Who's surveilling New Jersey? And Pennsylvania and New York? Many people are reporting drones flying in formation at night, and the FAA takes it seriously enough to impose flight restrictions over Picatinny Arsenal in Wharton, New Jersey. In Florham Park the police chief says they're especially interested in reservoirs, train stations, police departments and military installations. The FBI is investigating before they have to go out of business and become the private gestapo of Kash Patel. It's not just idle curiosity -- drones over New Jersey reportedly prevented a medical helicopter from picking up an accident victim.
This seems more significant than Luigi Mangione's "manifesto" proposing violence as a solution to the greed of the healthcare industry. Mangione is the person arrested for the murder of Brian Thompson of UnitedHealth. (Perhaps the NYPD can explain why he was arrested in Pennsylvania.)
Remember all the wackaloons who were destroying 5G towers because of reasons? They spread coronavirus, they cause brain cancer, they make you vote against Brexit, whatever. Now imagine one such wackaloon being put in charge of the Department of Health and Human Services. You don't have to imagine very hard. Four years ago Roadkill Bob wrote, "The next generation telecommunications network should be discontinued until it has been 'sufficiently demonstrated that there are no real and serious health risks.'" Of course, he sees "real and serious health risks" in pasteurized milk, vaccines, chemtrails, cell phones and probably serial music. I'm not sure he's wrong about the last one.
Are you ready for more news about Roadkill? It seems the Trump campaign paid $100,000 to his California law firm weeks after he dropped out and endorsed Trump. I wonder what sort of legal work they did for him. (No, I don't.) This is four times the payment to Pam Bondi's 2016 campaign. Inflation must be worse than I thought.

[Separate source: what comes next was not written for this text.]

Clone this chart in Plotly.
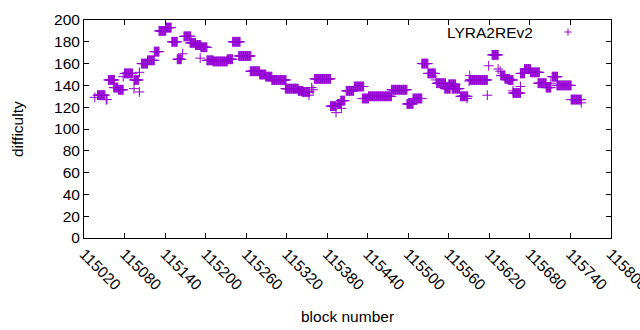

This is how we do justice: Harold Pryor, state attorney for Broward County (Ft. Lauderdale), Florida, is vacating the convictions of 2,600 people who were convicted of buying crack more than thirty years ago because -- you'll love this -- they bought it from police who were making it inside the Broward County Courthouse for the express purpose of arresting the sort of people who bought crack. Yes, mostly Black people. Why do you think the law was harsher than for buying powder? Sorry your lives were ruined. Have a nice day. Any consequences for Sheriff Navarro and his helpers? No, slate wiped clean. I said have a nice day!